November, 20, 2020

Robotic Process Automation (RPA) has been a recurring theme in several industries over the last 5 years. It revolves around a simple concept: leave the smart decisions to the human worker and let the machine carry the heavy load. RPA potentially empowers companies to automate end-to-end business processes using software bots (digital workers) that perform repetitive and manual tasks, resulting in productivity gains, efficiency via cost reduction, an optimized customer experience, and more engaged employees.

Organizational impact: CRIF pilot project

This talk about robots might make you think that this is just an IT matter, but in reality it is much more and requires a concerted effort from different enterprise functions.

The stakeholders may vary for each project, but usually Business, HR and IT departments work together toward a common goal, identifying processes that may be worth automating, analyzing them from an organizational point of view, improving them where possible, and applying technical RPA know-how to streamline an automated solution.

Looking in more detail, the CRIF project started in 2018 with the selection of an RPA tool, called Automation Anywhere, which was assigned to CRIF Global Tecnologies, specifically to the IT Corporate Service team, acting as the central hub for these activities with a strong input from the Human Resources Department.

A dedicated team was created with both technical and business expertise aimed at producing automation solutions for businesses across the company. The new RPA team was trained on the technology, which at the time was new to CRIF, and on the appropriate methodology and approach for this kind of project.

Pilot business units across CRIF embraced the opportunity and the challenge of applying these technologies to their processes. The newly created RPA team was supported by a specialist consultancy firm.

The process

The journey began by scouting for all the potential processes in these pilot areas. This led to an initial estimation of the ROIs, which determined the selection of certain processes above others. The ROIs considered include, for example, cost and time savings, a more manageable workload, simplification of activities, error reduction, and staff morale.

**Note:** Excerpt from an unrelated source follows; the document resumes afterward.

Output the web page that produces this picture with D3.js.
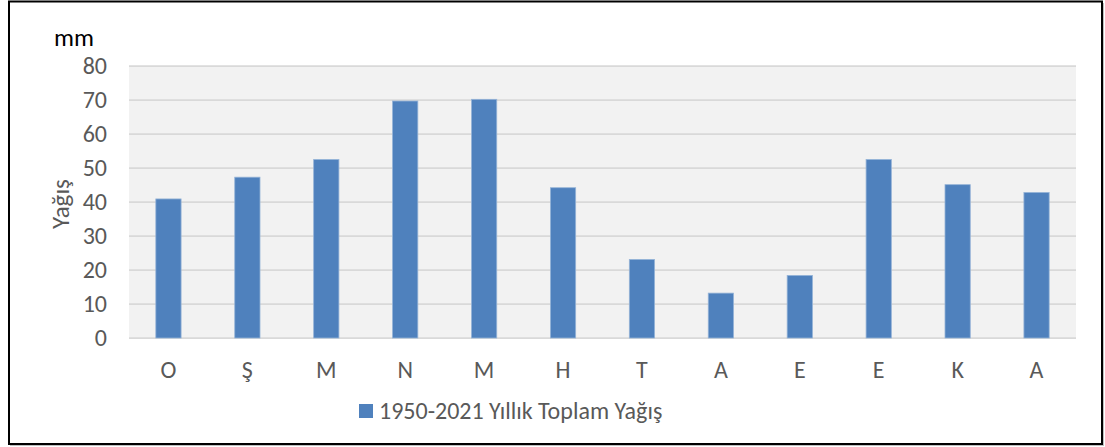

Based on this scouting activity, some processes passed the initial test, while others were abandoned due to negative feedback. Those that actually made it were analyzed in depth from a functional and technical point of view in order to describe in detail all the steps involved and all the technologies and applications involved.

Based on the analysis, the RPA developers started to build bots using Automation Anywhere. The development cycle is somewhat similar to the traditional waterfall methodology, but due to the continuous feedback required by customers and the changes made to the process itself even during development, a hybrid approach was applied, closely following an agile model. The final step was the release in production, when bots actually took over human activities.

Technical Aspects

RPA tools rely on a simple principle: full interaction between applications can be achieved via UX interaction, thus simulating the actual work of a human, and avoiding complicated custom integrations. This works particularly well when legacy applications need to interact with newer industry standards or completely different development languages. We are using Automation Anywhere as our main tool at a CRIF level. Here is a very basic overview of our architecture:

Basic Architecture


Control Room: is a web-based platform that controls bot activity. In acts as a dashboard and command centre and is used to schedule, run, and monitor all the bots.

Bot Creator: developers use desktop-based applications to create bots. On authentication, the code for the created bots is stored in the control room. Developers can create individual tasks/bots, merge them, and create dependencies where needed.

Bot Runner: the Bot Runner is the machine where the bot runs. There can be multiple bots running in parallel distributed across several runners. The bots report the execution log pass/fail status back to the Control Room.

State-of-the-art RPA team at CRIF: the RPA team has been growing steadily since the introduction of the technology in CRIF. Team members with a variety of areas of expertise are responsible for the different aspects of the service as in any other development team. General coordination is entrusted to a Project Manager. Business Analysts work closely with the business units to produce functional and technical documents in order to have a very clear and straightforward overview of the processes and automation potential. Developers implement new bots and are responsible for the maintenance and improvement of bots already deployed in production.

Since the automated processes are business-critical, specific personnel are increasingly involved in the performance monitoring and efficiency measurement of bot behavior. While RPA does in fact relieve business units from daily workloads, technical IT maintenance becomes of primary importance when bot numbers start to scale up significantly. Robotic Process Automation now has a strategic place in several industries. It undoubtedly delivers in terms of improved productivity and efficiency, but it does come with a steep learning curve from a technical and organizational point of view. Being able to effectively identify and select the proper processes for automation is no easy task, since several hidden obstacles may be underestimated and potential ROIs could be easily eroded during the development process.

An efficient discovery phase, a structured development cycle, and a solid monitoring system are needed to make this happen. Last but not least, collaboration between all actors involved is indispensable for a successful journey.